Муханов мне сказывал, что вас смущает множество русских, наехавших в вашу гостиницу, в числе которых находится даже и литератор Белинский. Кстати о Белинском: я получил от него недавно письмо, которое, по словам его, само просилось вследствие моего приглашенья всем говорить мне правду. Письмо, действительно, чистосердечное и с тем вместе изумительное уверенностью в непреложность своих убеждений. Он видит совершенно одну сторону дела и не может даже подумать равнодушно о том, что существует и может существовать другая сторона того же дела. Я написал ему в ответ только то, что мы все еще плохо понимаем те вещи, о которых говорим, что [и что] прежде всего следует нам излечить себя от самоуверенности в себе и торопливости выводить заключения. Если вы встретите Анненкова, того самого, который — помните? — был у меня в Париже при вас, то, пожалуста, спросите его, получил ли он мое письмо к нему, адресованное в poste restante вместе с письмом к Белинск<ому>, с которым он в дружеских отношениях. [с которым он зн<аком>]
Но прощайте. Тороплюсь отправить и царапаю так, что вы едва ли прочтете. Хомякова до сих пор еще нет из Лондона.
Графине душевный поклон.
Ваш Н. Г.
А. П. ТОЛСТОМУ
Остенде. Август 21 <н ст. 1847>
От вас давно нет вестей, наилюбезнейший мой Александр Петрович. Муханов тоже на это жалуется. Вчера приехал сюда ваш племянник Викт<ор> Владим<ирович> Апраксин. Он поправился здоровьем. Вам надобно его узнать. Он очень умный и очень желающий действовать полезно; только и думает, чтобы заняться деревней, хозяйством и благосостояньем крестьян. От Вьельгорских я получил на днях известие. Они едут к 1 сентября. Обнимаю вас от всей души. Напишите хоть словечка два или, еще лучше, приезжайте сами. Право, люди, которые ждут вас и любят вас, и хотят вас видеть — не безделица. Оставьте в сторону дрянные ваши зубы, которые не стоят гроша.

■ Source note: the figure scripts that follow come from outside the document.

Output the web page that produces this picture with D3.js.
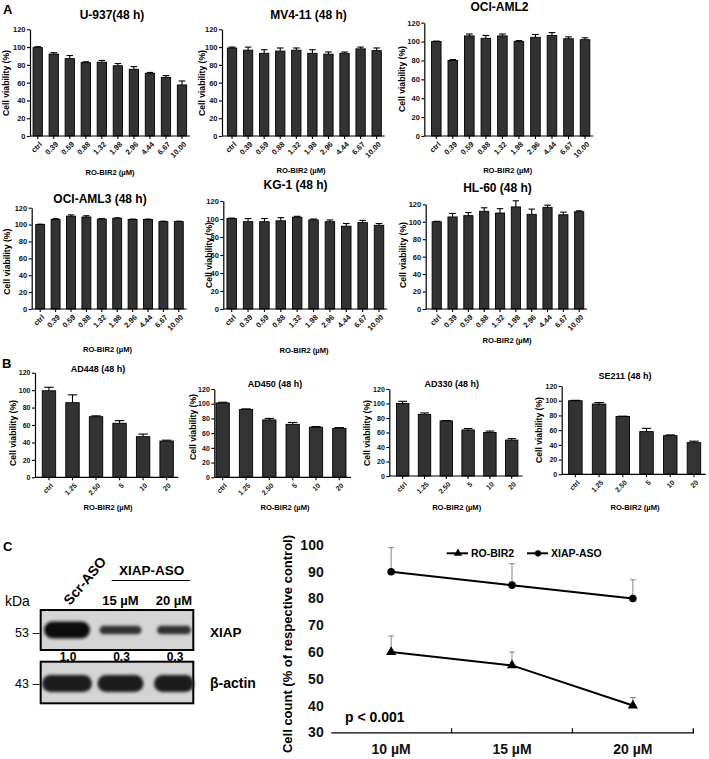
<!DOCTYPE html>
<html><head><meta charset="utf-8">
<script src="https://cdn.jsdelivr.net/npm/d3@7"></script>
<style>body{margin:0;background:#fff}svg{display:block;font-family:"Liberation Sans",Arial,sans-serif}</style>
</head><body><svg id="c" width="709" height="759"></svg>
<script>
// ---------- DATA ----------
const concA = ["ctrl","0.39","0.59","0.88","1.32","1.98","2.96","4.44","6.67","10.00"];
const concB = ["ctrl","1.25","2.50","5","10","20"];
const yTicksBar = [0,20,40,60,80,100,120];

const u937 = [99.4,92.2,87,82.5,83,79,75,70.5,66,57.4];
const u937Err = [1,1.5,3.5,1,2,2.5,3,1,2,4.5];
const mv411 = [99,96.5,93,95.5,96.5,93,92,93,98,96];
const mv411Err = [1,3.5,4,3.5,2.5,4,2.5,1.5,2,3];
const ociAml2 = [100,80,106,103.5,106,100,104.5,106.5,103,102];
const ociAml2Err = [0.5,1,2,3,2,1,3,3,2,2];
const ociAml3 = [100,106,110,109,106.5,107.5,106,106,103.5,103.5];
const ociAml3Err = [0.5,1,1.5,1.5,0.5,0.5,0.5,0.5,0.5,0.5];
const kg1 = [100.5,97,97,98,102,99,97,92,96,93];
const kg1Err = [0.5,3.5,3.5,3.5,1,1,2,3,2.5,2];
const hl60 = [100,105.5,107,112,110,117,108.5,116.5,108,111.5];
const hl60Err = [0.5,4,3.5,4,5,7,6,2.5,3,1];

const ad448 = [99.3,85.6,69.5,62,46.6,41.6];
const ad448Err = [4,9,1,3,3,1];
const ad450 = [101,92,78,72,68,66.5];
const ad450Err = [1,1,2,2.5,1,1];
const ad330 = [100,85,76,63.5,60,49.5];
const ad330Err = [3,2,0.5,2,2,2];
const se211 = [100,95.5,78.5,58,52.5,43];
const se211Err = [0.5,2,0.5,4.5,1,2];

const doseC = ["10 µM","15 µM","20 µM"];
const roBir2 = [60,55,40];
const roBir2Err = [6,5,3];
const xiapAso = [90,85,80];
const xiapAsoErr = [9,8,7];
const yTicksC = [30,40,50,60,70,80,90,100];

const blotLanes = ["Scr-ASO","15 µM","20 µM"];
const xiapLevel = [1.0,0.3,0.3];
const xiapLabels = ["1.0","0.3","0.3"];
const actinLevel = [1.0,1.0,1.0];

// ---------- DRAW ----------
const svg = d3.select("#c");
svg.append("rect").attr("width",709).attr("height",759).attr("fill","#fff");
const defs = svg.append("defs");
defs.append("filter").attr("id","blur").attr("x","-30%").attr("y","-80%").attr("width","160%").attr("height","260%")
  .append("feGaussianBlur").attr("stdDeviation",1.6);

function barChart(o){
  const g = svg.append("g");
  const y = d3.scaleLinear().domain([0,120]).range([o.y0,o.y120]);
  const x = d3.scaleBand().domain(o.cats).range([o.xs,o.xe]).paddingInner(o.pad).paddingOuter(o.pad/2);
  const bw = x.bandwidth();
  const eg = g.append("g").attr("stroke","#000").attr("stroke-width",1.1);
  o.vals.forEach((v,i)=>{
    const cx = x(o.cats[i]) + bw/2;
    eg.append("line").attr("x1",cx).attr("x2",cx).attr("y1",y(v)).attr("y2",y(v+o.errs[i]));
    eg.append("line").attr("x1",cx-bw*0.35).attr("x2",cx+bw*0.35).attr("y1",y(v+o.errs[i])).attr("y2",y(v+o.errs[i]));
  });
  g.selectAll("rect.bar").data(o.vals).join("rect").attr("class","bar")
    .attr("x",(d,i)=>x(o.cats[i])).attr("y",d=>y(d))
    .attr("width",bw).attr("height",d=>o.y0-y(d))
    .attr("fill","#333").attr("stroke","#000").attr("stroke-width",0.9);
  const ya = g.append("g").attr("transform",`translate(${o.ax},0)`)
    .call(d3.axisLeft(y).tickValues(yTicksBar).tickSize(3).tickSizeOuter(0).tickPadding(1.5));
  ya.select(".domain").attr("stroke-width",1.2);
  ya.selectAll(".tick line").attr("stroke-width",1.1);
  ya.selectAll(".tick text").attr("font-size",o.tf).attr("font-weight","bold").attr("fill","#111").attr("font-family","Liberation Sans, Arial");
  const xa = g.append("g").attr("transform",`translate(0,${o.y0})`)
    .call(d3.axisBottom(x).tickSize(3).tickSizeOuter(0));
  xa.select(".domain").remove();
  xa.append("line").attr("x1",o.ax).attr("x2",o.xe).attr("y1",0).attr("y2",0).attr("stroke","#000").attr("stroke-width",1.2);
  xa.selectAll(".tick line").attr("stroke-width",1.1);
  xa.selectAll(".tick text").attr("font-size",o.xf).attr("font-weight","bold").attr("fill","#111")
    .attr("font-family","Liberation Sans, Arial")
    .attr("x",0).attr("y",0).attr("dy","0.35em").attr("text-anchor","end")
    .attr("transform",`translate(3,7) rotate(-45)`);
  g.append("text").attr("x",o.tx).attr("y",o.ty).attr("text-anchor","middle")
    .attr("font-size",o.titleF).attr("font-weight","bold").text(o.title);
  g.append("text").attr("transform",`translate(${o.ylx},${o.yly}) rotate(-90)`).attr("text-anchor","middle")
    .attr("dy","0.35em").attr("font-size",8.6).attr("font-weight","bold").text("Cell viability (%)");
  g.append("text").attr("x",o.xlx).attr("y",o.xly).attr("text-anchor","middle")
    .attr("font-size",7.6).attr("font-weight","bold").text("RO-BIR2 (µM)");
}

const A = {cats:concA, tf:7.5, xf:7.5, titleF:12, pad:0.42};
barChart({...A, vals:u937, errs:u937Err, title:"U-937(48 h)", ax:30, y0:136, y120:29.3, xs:29.7, xe:190,
  tx:112, ty:19, ylx:5.5, yly:83, xlx:110, xly:175});
barChart({...A, vals:mv411, errs:mv411Err, title:"MV4-11 (48 h)", ax:222, y0:136, y120:29.3, xs:224, xe:384.7,
  tx:308.5, ty:18.5, ylx:202, yly:83, xlx:301, xly:172.5});
barChart({...A, vals:ociAml2, errs:ociAml2Err, title:"OCI-AML2", ax:424.3, y0:136, y120:22.7, xs:428, xe:593.3,
  tx:499.5, ty:10.5, ylx:401.5, yly:79, xlx:507.7, xly:172.5});
barChart({...A, vals:ociAml3, errs:ociAml3Err, title:"OCI-AML3 (48 h)", ax:31.7, y0:309, y120:207.7, xs:32.5, xe:186.5,
  tx:100, ty:203, ylx:6.7, yly:261.7, xlx:107.5, xly:351.7});
barChart({...A, vals:kg1, errs:kg1Err, title:"KG-1 (48 h)", ax:223.3, y0:309, y120:201, xs:223.5, xe:387.2,
  tx:295.5, ty:189, ylx:209, yly:255, xlx:304, xly:353});
barChart({...A, vals:hl60, errs:hl60Err, title:"HL-60 (48 h)", ax:425.7, y0:309, y120:204.3, xs:428.8, xe:587.1,
  tx:497.5, ty:191.5, ylx:403, yly:255, xlx:507, xly:343});

const B = {cats:concB, tf:7, xf:7, titleF:9, pad:0.43};
barChart({...B, vals:ad448, errs:ad448Err, title:"AD448 (48 h)", ax:35, y0:477.3, y120:372.7, xs:37.2, xe:178.4,
  tx:98, ty:371.5, ylx:13.3, yly:433, xlx:108, xly:510});
barChart({...B, vals:ad450, errs:ad450Err, title:"AD450 (48 h)", ax:214.3, y0:477.3, y120:389, xs:211, xe:351,
  tx:275, ty:386.5, ylx:193, yly:427, xlx:285, xly:510});
barChart({...B, vals:ad330, errs:ad330Err, title:"AD330 (48 h)", ax:389.3, y0:476, y120:389, xs:391.8, xe:522.6,
  tx:451.7, ty:387, ylx:367, yly:433, xlx:456.7, xly:510});
barChart({...B, vals:se211, errs:se211Err, title:"SE211 (48 h)", ax:561.7, y0:474.3, y120:386, xs:563.5, xe:705.8,
  tx:625, ty:379, ylx:539, yly:430, xlx:635, xly:510});

[["A",3,14],["B",2,368],["C",3,551]].forEach(([t,x,y])=>{
  svg.append("text").attr("x",x).attr("y",y).attr("font-size",13).attr("font-weight","bold").text(t);
});

// ---------- Western blot ----------
const wb = svg.append("g");
const lane = d3.scalePoint().domain(blotLanes).range([67,174]);
wb.append("text").attr("x",5).attr("y",606).attr("font-size",14).text("kDa");
wb.append("text").attr("transform","translate(70,606) rotate(-50)").attr("font-size",14).attr("font-weight","bold").text("Scr-ASO");
wb.append("text").attr("x",151.7).attr("y",575).attr("text-anchor","middle").attr("font-size",13.5).attr("font-weight","bold").text("XIAP-ASO");
wb.append("line").attr("x1",111.7).attr("x2",190).attr("y1",580.5).attr("y2",580.5).attr("stroke","#000").attr("stroke-width",1);
blotLanes.slice(1).forEach(l=>{
  wb.append("text").attr("x",lane(l)).attr("y",605).attr("text-anchor","middle").attr("font-size",13).attr("font-weight","bold").text(l);
});
function blot(y0,y1,levels,kind){
  wb.append("rect").attr("x",40.7).attr("y",y0).attr("width",152.6).attr("height",y1-y0)
    .attr("fill","#d4d4d4").attr("stroke","#000").attr("stroke-width",2);
  const bg = wb.append("g").attr("filter","url(#blur)");
  const cy = (y0+y1)/2;
  levels.forEach((lv,i)=>{
    const cx = lane(blotLanes[i]);
    const h = kind==="xiap" ? 5+12*lv : 17;
    const w = kind==="xiap" ? (i===0?46:(i===1?42:34)) : (i===0?50:(i===1?46:40));
    bg.append("rect").attr("x",cx-w/2).attr("y",cy-h/2+ (kind==="xiap"?0:1)).attr("width",w).attr("height",h)
      .attr("rx",h/2).attr("fill", kind==="xiap" ? (lv>0.5?"#111":"#333") : "#1d1d1d");
  });
}
blot(610,650,xiapLevel,"xiap");
blot(661.7,703.3,actinLevel,"actin");
wb.append("text").attr("x",15).attr("y",636.5).attr("font-size",12.5).text("53 –");
wb.append("text").attr("x",15).attr("y",688).attr("font-size",12.5).text("43 –");
wb.append("text").attr("x",210).attr("y",636.5).attr("font-size",13.5).attr("font-weight","bold").text("XIAP");
wb.append("text").attr("x",210).attr("y",688).attr("font-size",14).attr("font-weight","bold").text("β-actin");
xiapLabels.forEach((t,i)=>{
  wb.append("text").attr("x",lane(blotLanes[i])+1).attr("y",661).attr("text-anchor","middle").attr("font-size",12).attr("font-weight","bold").text(t);
});

// ---------- Line chart C ----------
const lc = svg.append("g");
const xC = d3.scaleBand().domain(doseC).range([330.7,693.3]);
const yC = d3.scaleLinear().domain([30,100]).range([732.3,545]);
const cxC = d => xC(d)+xC.bandwidth()/2;
const yaC = lc.append("g").attr("transform","translate(330.7,0)")
  .call(d3.axisLeft(yC).tickValues(yTicksC).tickSize(0).tickPadding(7).tickSizeOuter(0));
yaC.select(".domain").remove();
yaC.selectAll(".tick text").attr("font-size",14).attr("font-weight","bold").attr("fill","#111").attr("font-family","Liberation Sans, Arial");
const xaC = lc.append("g").attr("transform","translate(0,732.3)")
  .call(d3.axisBottom(xC).tickSize(0).tickPadding(12).tickSizeOuter(0));
xaC.select(".domain").attr("stroke-width",1.3);
xaC.selectAll(".tick text").attr("font-size",14).attr("font-weight","bold").attr("fill","#111").attr("font-family","Liberation Sans, Arial");
doseC.forEach(d=>{
  const xb = xC(d)+xC.bandwidth();
  lc.append("line").attr("x1",xb).attr("x2",xb).attr("y1",732.3-4).attr("y2",732.3+1).attr("stroke","#000").attr("stroke-width",1.3);
});
lc.append("text").attr("transform","translate(287,644) rotate(-90)").attr("text-anchor","middle").attr("dy","0.35em")
  .attr("font-size",13).attr("font-weight","bold").text("Cell count (% of respective control)");
function series(vals,errs,marker){
  const eg = lc.append("g").attr("stroke","#777").attr("stroke-width",0.9);
  vals.forEach((v,i)=>{
    const x = cxC(doseC[i]);
    eg.append("line").attr("x1",x).attr("x2",x).attr("y1",yC(v)).attr("y2",yC(v+errs[i]));
    eg.append("line").attr("x1",x-3).attr("x2",x+3).attr("y1",yC(v+errs[i])).attr("y2",yC(v+errs[i]));
  });
  lc.append("path").datum(vals).attr("fill","none").attr("stroke","#000").attr("stroke-width",2)
    .attr("d",d3.line().x((d,i)=>cxC(doseC[i])).y(d=>yC(d)));
  const sym = marker==="tri" ? d3.symbolTriangle : d3.symbolCircle;
  lc.selectAll(null).data(vals).join("path")
    .attr("transform",(d,i)=>`translate(${cxC(doseC[i])},${yC(d)})`)
    .attr("d",d3.symbol().type(sym).size(45)).attr("fill","#000");
}
series(roBir2,roBir2Err,"tri");
series(xiapAso,xiapAsoErr,"circ");
const lg = lc.append("g");
[["RO-BIR2",446.7,468,d3.symbolTriangle,458],["XIAP-ASO",527,548,d3.symbolCircle,538]].forEach(([t,x1,x2,s,mx])=>{
  lg.append("line").attr("x1",x1).attr("x2",x2).attr("y1",553.3).attr("y2",553.3).attr("stroke","#000").attr("stroke-width",2);
  lg.append("path").attr("transform",`translate(${mx},553.3)`).attr("d",d3.symbol().type(s).size(30)).attr("fill","#000");
  lg.append("text").attr("x",x2+3).attr("y",557).attr("font-size",10.5).attr("font-weight","bold").text(t);
});
lc.append("text").attr("x",345).attr("y",722).attr("font-size",14).attr("font-weight","bold").text("p < 0.001");
</script></body></html>
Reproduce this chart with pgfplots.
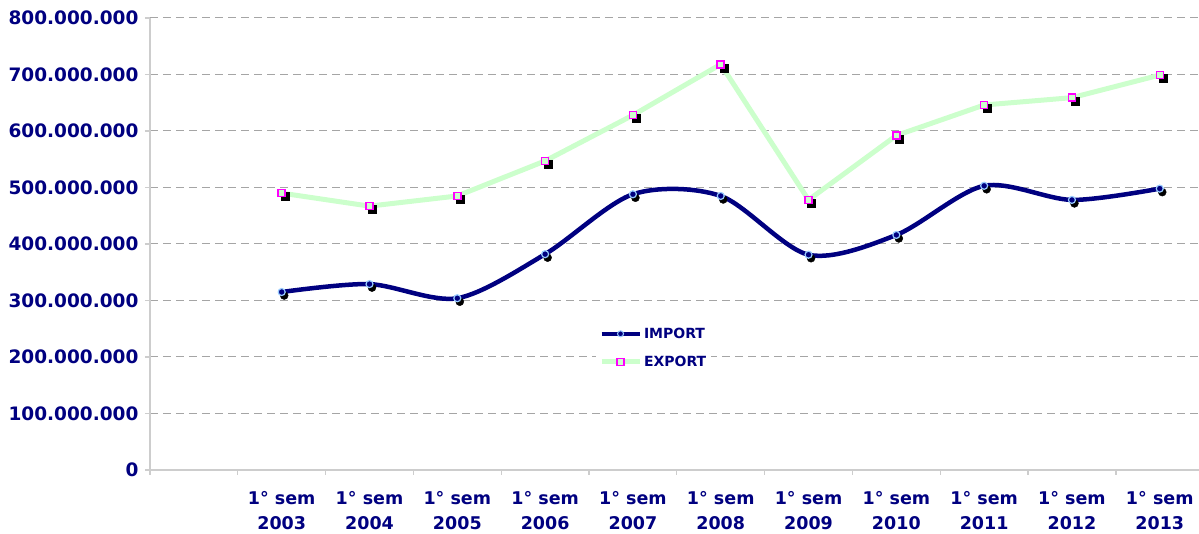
\documentclass[border=0pt]{standalone}
\usepackage{pgfplots}
\pgfplotsset{compat=1.18}
\usepackage{fontspec}
\setmainfont{DejaVu Sans}
\usetikzlibrary{calc}
\definecolor{navyc}{RGB}{0,0,128}
\definecolor{expg}{RGB}{204,255,204}
\definecolor{magc}{RGB}{255,0,255}
\definecolor{outc}{RGB}{153,204,255}
\definecolor{gridc}{RGB}{165,165,165}
\definecolor{axc}{RGB}{205,205,205}
\begin{document}
\begin{tikzpicture}
\begin{axis}[
  name=ax, scale only axis, width=1049pt, height=452pt,
  xmin=-0.5, xmax=11.447, ymin=0, ymax=800000000,
  axis x line*=bottom, axis y line*=left,
  axis line style={-, draw=axc, line width=1.3pt},
  scaled y ticks=false,
  ytick={0,100000000,200000000,300000000,400000000,500000000,600000000,700000000,800000000},
  yticklabels={0,100.000.000,200.000.000,300.000.000,400.000.000,500.000.000,600.000.000,700.000.000,800.000.000},
  ymajorgrids,
  grid style={draw=gridc, dash pattern=on 8pt off 5pt, line width=1pt},
  xtick={-0.5,0.5,1.5,2.5,3.5,4.5,5.5,6.5,7.5,8.5,9.5,10.5},
  xticklabels={},
  extra x ticks={1,2,3,4,5,6,7,8,9,10,11},
  extra x tick labels={{1° sem\\2003},{1° sem\\2004},{1° sem\\2005},{1° sem\\2006},{1° sem\\2007},{1° sem\\2008},{1° sem\\2009},{1° sem\\2010},{1° sem\\2011},{1° sem\\2012},{1° sem\\2013}},
  extra x tick style={major tick length=0pt, grid=none},
  tick style={draw=axc, line width=1.3pt},
  major tick length=5pt, tick align=outside,
  ticklabel style={font=\fontsize{17.5}{25}\selectfont\bfseries, text=navyc},
  yticklabel style={font=\fontsize{18.5}{22}\selectfont\bfseries, xshift=-3pt},
  xticklabel style={align=center, yshift=-18pt},
  clip=false,
  legend style={at={(0.425,0.326)}, anchor=north west, draw=none, fill=white,
    font=\fontsize{14}{16}\selectfont\bfseries, text=navyc, row sep=12pt, inner sep=3pt},
  legend cell align=left,
  legend image code/.code={\draw[mark repeat=2,mark phase=2,#1] plot coordinates {(0pt,0pt) (19pt,0pt) (38pt,0pt)};},
]
% lines
\addplot[expg, line width=5pt, forget plot] coordinates {
 (1,490000000) (2,467000000) (3,485000000) (4,547000000) (5,628000000) (6,718000000)
 (7,478000000) (8,592000000) (9,646000000) (10,659000000) (11,699000000)};
\addplot[navyc, line width=4.5pt, smooth, forget plot] coordinates {
 (1,315000000) (2,329000000) (3,304000000) (4,382000000) (5,488000000) (6,485000000)
 (7,381000000) (8,416000000) (9,503000000) (10,478000000) (11,498000000)};
% shadows
\addplot[only marks, mark=*, mark size=4pt, mark options={fill=black, draw=none, xshift=2.5pt, yshift=-3.5pt}, forget plot] coordinates {
 (1,315000000) (2,329000000) (3,304000000) (4,382000000) (5,488000000) (6,485000000)
 (7,381000000) (8,416000000) (9,503000000) (10,478000000) (11,498000000)};
\addplot[only marks, mark=square*, mark size=4pt, mark options={fill=black, draw=none, xshift=3pt, yshift=-3.5pt}, forget plot] coordinates {
 (1,490000000) (2,467000000) (3,485000000) (4,547000000) (5,628000000) (6,718000000)
 (7,478000000) (8,592000000) (9,646000000) (10,659000000) (11,699000000)};
% marks
\addplot[only marks, mark=*, mark size=3.5pt, mark options={fill=navyc, draw=outc, line width=1.2pt}, forget plot] coordinates {
 (1,315000000) (2,329000000) (3,304000000) (4,382000000) (5,488000000) (6,485000000)
 (7,381000000) (8,416000000) (9,503000000) (10,478000000) (11,498000000)};
\addplot[only marks, mark=square*, mark size=3.5pt, mark options={fill=expg, draw=magc, line width=1.5pt}, forget plot] coordinates {
 (1,490000000) (2,467000000) (3,485000000) (4,547000000) (5,628000000) (6,718000000)
 (7,478000000) (8,592000000) (9,646000000) (10,659000000) (11,699000000)};
\addlegendimage{navyc, line width=4pt, mark=*, mark size=3pt, mark options={fill=navyc, draw=outc, line width=1pt}}
\addlegendentry{IMPORT}
\addlegendimage{expg, line width=5pt, mark=square*, mark size=3.5pt, mark options={fill=expg, draw=magc, line width=1.3pt}}
\addlegendentry{EXPORT}
\end{axis}
\pgfresetboundingbox
\path[use as bounding box] ($(ax.south west)+(-150pt,-64pt)$) rectangle ($(ax.north east)+(0pt,18pt)$);
\end{tikzpicture}
\end{document}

Даже и тогда, если б были хороши. Душа лучше зубов и всего на свете.
Ваш Г.
На обороте: Son excellence monsieur le c-te Alexandre Tolstoy.
Paris. Rue de la Paix, 9 (H^otel Wagrame).
A. M. ВЬЕЛЬГОРСКОЙ
<24 августа н. ст. 1847. Остенде.>
Ваше милое письмецо получил. Конечно, жалко, что не поехал я с Хомяковым в Лондон, но так как это уже прошло, и как без Хомякова мне не хочется там быть, а Хомякову уже время возвратиться назад, то я попеченье об этом отложил, тем более, что Лондон как-то в глазах моих побледнел, — может быть, оттого, что Висбаден стал заманчив и выгнал его из головы. Мне было очень приятно увидеть из ваших строк, что Висбаден, кажется, действует на вас благотворно. От Апраксина который теперь здесь, я покуда расспросил о вас; хоть известий было и немного и он вас видел мало, но мне приятно было услышать [видеть] о вас и немногое. Море здесь по-прежнему лижет остендскую плотину, издает фосфорический свет и греет спины купающихся, ожидая с нетерпением ваших. Дни были хорошие до вчерашнего дня. Со вчерашнего же дня начались ненастные, то есть те самые, которые посреди земли называются дурными, для тех же, которые живут при море и купаются, очень хороши. Жду вас нетерпеливо и всех обнимаю мысленно.
Ваш Г.
На обороте: Son excellence mademoiselle la c-sse A. Wielhorsky.
Анне Миха<й>ловне Вьельгорской.
Wiesbaden.
П. А. ПЛЕТНЕВУ
Остенде. Августа 24 <н. ст. 1847>
Твое милое письмецо (от 29 июля/10 авг<уста>) получил. Оставим на время всё. Поеду в Иерусалим, помолюсь, и тогда примемся за дело, рассмотрим рукописи и всё обделаем сами лично, а не заочно. А потому до того времени, отобравши все мои листки, отданные кому-либо на рассмотрение, положи их под спуд [под спудом] и держи до моего возвращения. Не хочу ничего ни делать, ни начинать, покуда не совершу моего путешествия и не помолюсь, как хочется мне помолиться, поблагодаря бога за всё, что ни случилось со мною. Теперь только, выслушавши всех, могу последовать совету [словам] Пушкина: «Живи один» и проч. А без того вряд ли бы мне пришелся этот совет, потому что все-таки для того, чтобы идти дорогой собственного ума, нужно прежде изрядно поумнеть. Сообразя все критики, замечания и нападенья, как изустные, так и письменные, вижу, что прежде всего нужно всех поблагодарить за них. Везде сказана часть какой-нибудь правды, несмотря на то, что главная и важная часть книги моей едва ли, кроме тебя да двух-трех человек, кем-нибудь понята. Редко кто мог понять, что мне нужно было также вовсе оставить поприще литературное, заняться душой и внутренней своей жизнью для того, чтобы потом возвратиться к литературе создавшимся [воспитавшимся] человеком и не вышли бы мои сочинения [сочинения лите<ратурные>] блестящая побрякушка.